Con todo, el texto contenía algunas novedades. Entre ellas, estaba el intento de clarificar la estructura del propio Tratado y el sistema de fuentes. Así, Reglamentos y Directivas desaparecían para ser sustituidos por las Leyes europeas y las Leyes marco europeas, aunque a la postre, con algunos matices que no hacen al caso, venían a significar lo mismo que hoy. Se pretendía también clarificar las competencias, ampliar la transparencia, implicar a los Parlamentos nacionales en el proceso de construcción europeo atribuyéndoles ciertas funciones de vigilancia y denuncia. Se creaba la figura del Presidente del Consejo como figura estable, con un mandato temporal, aunque se mantenían también las Presidencias rotatorias. En el Consejo se suprimía el sistema de votación ponderada por la exigencia de la doble mayoría (de Estados y de población), un asunto en cuyos números y porcentajes residió parte de las dificultades de la aprobación del texto final. La Comisión se reducía y se preveían los llamados “Comisarios sin cartera” como forma indirecta de integrar a más miembros sin romper la necesaria unidad de acción. Se preveía, además, que el Vicepresidente de la Comisión fuera el responsable de los asuntos exteriores de la Unión o, dicho de otra manera, que el responsable de los asuntos exteriores de la Unión, especie de Ministro sucesor de “Mr. Pesc”, se vincule al cargo de Vicepresidente de la Comisión.
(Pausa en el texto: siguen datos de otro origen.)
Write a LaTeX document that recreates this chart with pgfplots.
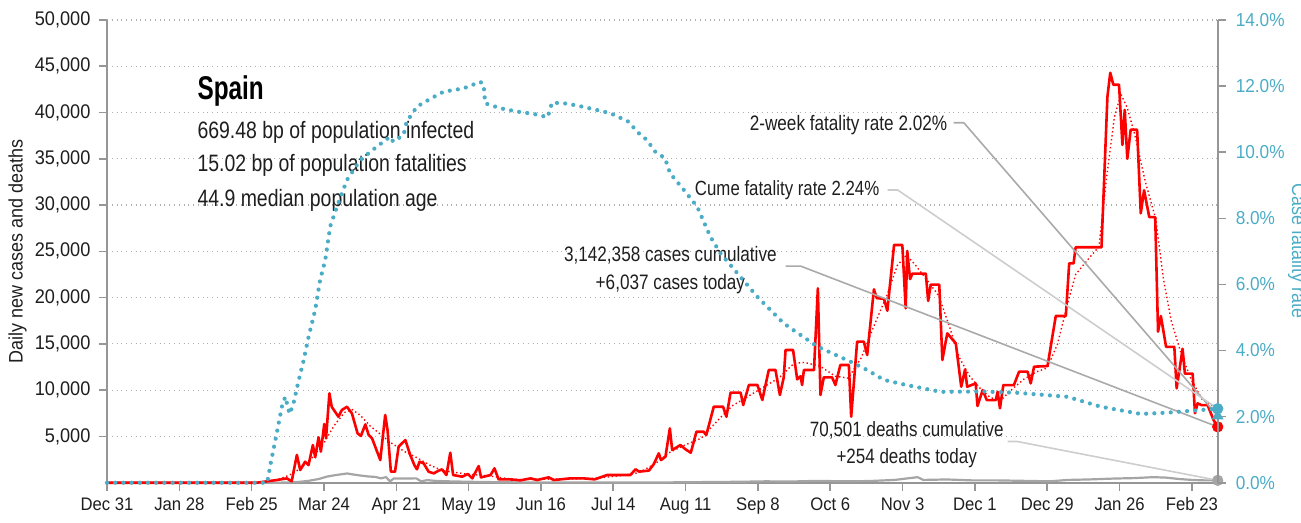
\documentclass[border=0pt]{standalone}
\usepackage{pgfplots}
\pgfplotsset{compat=1.18}
\usepackage{fontspec}
\setmainfont{Liberation Sans}[FakeStretch=0.82]
\newfontfamily\tickfont{Liberation Sans}[FakeStretch=0.92]
\newfontfamily\titlefont{Liberation Sans}[FakeStretch=0.74]
\definecolor{cfr}{RGB}{75,172,198}
\definecolor{axisgray}{RGB}{150,150,150}
\definecolor{gridgray}{RGB}{175,175,175}
\definecolor{deathgray}{RGB}{165,165,165}
\definecolor{txt}{RGB}{30,30,30}
\definecolor{annoA}{RGB}{170,170,170}
\definecolor{annoB}{RGB}{205,205,205}
\begin{document}
\begin{tikzpicture}
\pgfplotsset{
  every axis/.append style={
    scale only axis, width=555.35bp, height=231.35bp,
    xmin=0, xmax=430,
    /pgf/number format/assume math mode=true,
    tick align=outside, major tick length=4bp,
    axis line style={draw=axisgray, line width=1bp},
    tick style={draw=axisgray, line width=0.8bp},
  }
}
\begin{axis}[
  ymin=0, ymax=50000,
  axis x line*=bottom, axis y line*=left,
  xtick={0,28,...,420},
  xticklabels={Dec 31,Jan 28,Feb 25,Mar 24,Apr 21,May 19,Jun 16,Jul 14,Aug 11,Sep 8,Oct 6,Nov 3,Dec 1,Dec 29,Jan 26,Feb 23},
  ytick={5000,10000,...,50000},
  scaled y ticks=false,
  yticklabel style={/pgf/number format/fixed, /pgf/number format/1000 sep={,}, text=txt, xshift=-0.8bp, font=\tickfont\fontsize{9.9}{11}\selectfont},
  xticklabel style={text=txt, font=\tickfont\fontsize{9.1}{11}\selectfont},
  ymajorgrids, grid style={dotted, line width=0.6bp, draw=gridgray},
  ylabel={Daily new cases and deaths},
  ylabel style={at={(axis description cs:-0.0805,0.5)}, anchor=center, font=\tickfont\fontsize{9.8}{11}\selectfont, text=txt},
  clip=false,
]
% deaths
\addplot[deathgray, line width=1.1bp] coordinates {
(0,0) (66,0) (70,30) (74,80) (78,200) (82,400) (85,650) (88,800) (91,920) (93,1000) (95,900) (98,780) (101,680) (104,620) (106,470) (108,600) (109.6,150) (111,450) (115,450) (119.7,470) (121.6,150) (124,280) (127,200) (132,150) (140,100) (150,60) (160,30) (180,20) (200,20) (215,30) (225,50) (235,80) (245,100) (255,150) (265,130) (275,200) (285,150) (295,180) (305,300) (313.8,600) (316,300) (325,350) (335,250) (345,250) (355,200) (365,150) (372,300) (380,350) (390,450) (398,500) (405,600) (410,550) (415,400) (420,300) (425,250) (430,254)
};
% moving average
\addplot[red, line width=0.7bp, dash pattern=on 0.7bp off 1.3bp] coordinates {
(0,0) (60,50) (66,300) (72,1000) (78,2200) (84,4300) (88,6200) (92,7600) (95,7900) (98,7300) (102,6100) (106,5200) (110,4300) (115,3400) (120,2700) (125,1900) (130,1300) (135,1100) (140,900) (145,800) (150,650) (155,450) (160,330) (170,380) (180,400) (190,500) (200,800) (206,1100) (212,2000) (218,3300) (224,4100) (230,4800) (236,6600) (242,8300) (248,9300) (254,10300) (260,11300) (266,12900) (270,13000) (276,12600) (282,11500) (287,11300) (292,13500) (297,17000) (302,20300) (306,23500) (309.5,24600) (313,23500) (318,21700) (322,20200) (326,17000) (330,13500) (334,11500) (338,10200) (342,9200) (346,8900) (350,10000) (355,11200) (360,12000) (364,12400) (368,15000) (372,19500) (375,22500) (380,24200) (384,25500) (387,33000) (390,39500) (392.5,42000) (395,40500) (398,37500) (402,32500) (406,28500) (409,22000) (412,17500) (416,13800) (420,11000) (424,9000) (428,8300) (430,8000)
};
% daily cases
\addplot[red, line width=1.3bp, line join=round] coordinates {
(0,0) (58,0) (62,150) (66,300) (69.6,470) (71.5,150) (73.5,3000) (74.8,1370) (76.7,2270) (78,1900) (79.7,4070) (80.6,2750) (81.9,4900) (82.8,3350) (84.1,6340) (84.8,4800) (86.1,9660) (87,8200) (89.6,7130) (90.9,7850) (92.9,8210) (94.8,7500) (97,5340) (98.3,5050) (100,6300) (101.3,5160) (102.6,4800) (105.8,2450) (107.7,7320) (108.6,5700) (109.9,1190) (111.5,1190) (112.9,3900) (115.5,4610) (117.4,2990) (119,1900) (120,1440) (121,2270) (122.6,2090) (124.5,1190) (126.5,1010) (128.4,1300) (129.7,1440) (131.4,830) (132.9,3240) (134,830) (137.5,650) (139.7,940) (141.4,470) (143.9,1800) (144.8,580) (148.5,830) (150,1550) (151.6,360) (156,360) (160,250) (164,470) (166.5,290) (171,580) (173,290) (179.4,470) (184.5,470) (188.8,360) (193.6,830) (202.6,830) (204.6,1450) (206,1200) (209.8,1310) (211.7,2020) (213.6,3170) (214.5,2450) (216.2,2810) (217.9,5870) (218.8,3530) (222,4070) (224,3600) (226,3240) (228.2,5510) (231,5510) (232,5150) (234.9,8210) (238.5,8210) (239.8,7130) (241.4,9730) (245.3,9730) (246.3,8390) (248.5,10560) (251.8,10560) (253.7,8940) (256.2,12180) (258.8,12180) (260.5,9480) (262,11390) (262.7,14340) (265.6,14340) (267.2,11170) (268.5,11500) (269.1,10560) (269.8,12180) (273.7,12180) (275.2,21000) (276.2,9480) (277.5,11390) (280.7,11390) (282,10560) (283.9,12720) (287.2,12720) (288.1,7130) (290.4,15240) (293,15240) (294.3,13800) (296.9,20900) (298,19950) (300.8,19860) (302.1,18580) (304.7,25690) (307.9,25690) (309.2,18850) (309.8,25050) (310.9,22000) (311.8,22600) (317,22600) (317.9,19640) (318.9,21400) (322.2,21400) (323.4,13260) (325.3,16140) (328.6,15060) (330.7,10370) (332.2,12240) (333,10370) (336.3,10730) (337,8290) (339,10010) (340.6,8930) (344.1,8930) (344.8,9830) (345.7,8040) (347,10550) (351.1,10550) (353.1,12000) (356.4,12000) (357.6,10730) (358.9,12540) (364.1,12600) (367.3,18010) (371.2,18010) (372.5,23700) (374.2,23700) (375,25440) (385,25440) (387.3,41710) (388.4,44300) (389.6,43000) (391.8,43000) (393.1,36500) (394,40290) (395,35000) (396.3,38140) (398.8,38140) (400.2,29110) (401.5,31600) (403.5,28700) (405.8,28700) (406.9,16320) (408,18010) (410,14680) (413.2,14680) (414.1,10200) (416.4,14470) (417.3,11780) (420.3,11780) (421.2,7500) (422.2,8570) (423.8,8380) (426.1,8380) (428.4,6770) (430,6037)
};
% leader lines
\draw[annoA, line width=0.8bp] (axis cs:327.8,38900) -- (axis cs:331.7,38900) -- (axis cs:430,7214);
\draw[annoB, line width=0.8bp] (axis cs:302.2,31630) -- (axis cs:306.1,31630) -- (axis cs:430,8000);
\draw[annoA, line width=0.8bp] (axis cs:262.7,23410) -- (axis cs:268.5,23410) -- (axis cs:430,6037);
\draw[annoB, line width=0.8bp] (axis cs:348.7,4450) -- (axis cs:352.4,4450) -- (axis cs:430,254);
% end markers
\addplot[only marks, mark=*, mark size=2.6bp, red] coordinates {(430,6037)};
\addplot[only marks, mark=*, mark size=2.6bp, deathgray] coordinates {(430,254)};
% texts
\node[anchor=west, inner sep=0pt, font=\titlefont\fontsize{16.5}{20}\bfseries, text=black] at (axis cs:34.9,42350) {Spain};
\node[anchor=west, inner sep=0pt, font=\fontsize{11.9}{13}\selectfont, text=txt] at (axis cs:34.9,37900) {669.48 bp of population infected};
\node[anchor=west, inner sep=0pt, font=\fontsize{11.9}{13}\selectfont, text=txt] at (axis cs:34.9,34300) {15.02 bp of population fatalities};
\node[anchor=west, inner sep=0pt, font=\fontsize{11.9}{13}\selectfont, text=txt] at (axis cs:34.9,30500) {44.9 median population age};
\node[anchor=east, font=\fontsize{10.5}{12}\selectfont, text=txt, inner sep=1bp] at (axis cs:326.2,38650) {2-week fatality rate 2.02\%};
\node[anchor=east, font=\fontsize{10.3}{12}\selectfont, text=txt, inner sep=1bp] at (axis cs:299.9,31630) {Cume fatality rate 2.24\%};
\node[align=center, font=\fontsize{10.5}{14}\selectfont, text=txt] at (axis cs:218.1,23000) {3,142,358 cases cumulative\\+6,037 cases today};
\node[align=center, font=\fontsize{10.4}{13.5}\selectfont, text=txt] at (axis cs:309.6,4150) {70,501 deaths cumulative\\+254 deaths today};
\end{axis}
\begin{axis}[
  ymin=0, ymax=14,
  axis x line=none, axis y line*=right,
  ytick={0,2,...,14},
  yticklabel={\pgfmathprintnumber[fixed,fixed zerofill,precision=1]{\tick}\%},
  yticklabel style={text=cfr, xshift=1.5bp, font=\tickfont\fontsize{9.4}{11}\selectfont},
  ylabel={Case fatality rate},
  ylabel style={at={(axis description cs:1.0715,0.5)}, anchor=center, rotate=180, font=\tickfont\fontsize{9.8}{11}\selectfont, text=cfr},
  clip=false,
]
\addplot[cfr, line width=2.1bp, line cap=round, dash pattern=on 0bp off 4.1bp] coordinates {
(0,0) (62,0) (63.5,0.64) (65.7,1.49) (67.7,2.30) (69,2.6) (70.7,2.08) (72.2,2.4) (74.1,3.06) (76,3.66) (78,4.4) (80.6,5.23) (82.5,6.13) (84.5,6.74) (86.4,7.75) (89,8.35) (92.9,9.16) (98,9.76) (104.5,10.17) (109.6,10.47) (110.8,10.32) (114.8,10.52) (116,10.92) (120,11.38) (125.5,11.63) (130.3,11.83) (138,11.93) (144.5,12.13) (145.8,12.05) (146.4,11.48) (152.2,11.33) (158.7,11.23) (165.1,11.16) (170.6,11.06) (172.3,11.5) (178.1,11.47) (184.5,11.37) (194.9,11.18) (202,10.92) (205.2,10.62) (209,10.37) (212.2,10.02) (216,9.82) (218,9.36) (223.3,8.86) (228.5,8.35) (233.6,7.44) (237.5,6.94) (245.2,6.23) (251.7,5.63) (262,4.82) (275,4.12) (287.9,3.66) (294.3,3.41) (300.8,3.11) (309.2,2.96) (322.7,2.75) (339.5,2.76) (352.4,2.72) (371.8,2.60) (384.7,2.30) (400.2,2.08) (410.6,2.12) (423.5,2.20) (430,2.24)
};
\addplot[only marks, mark=*, mark size=2.6bp, cfr] coordinates {(430,2.24)};
\addplot[only marks, mark=triangle*, mark size=3bp, cfr] coordinates {(430,2.02)};
\end{axis}
\pgfresetboundingbox
\path[use as bounding box] ([xshift=-53.5bp,yshift=-19.65bp]current axis.south west) rectangle ([xshift=41.65bp,yshift=10bp]current axis.north east);
\end{tikzpicture}
\end{document}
Pero lo más importante, quizá, era la misma existencia del texto y su aprobación final. Por eso el “no” francés (por razones complejas que tuvieron que ver también con la política interna) supuso un gran fracaso e inauguró una crisis; una crisis del crecimiento, que la otra crisis, la crisis económica, no hizo luego otra cosa que ahondar.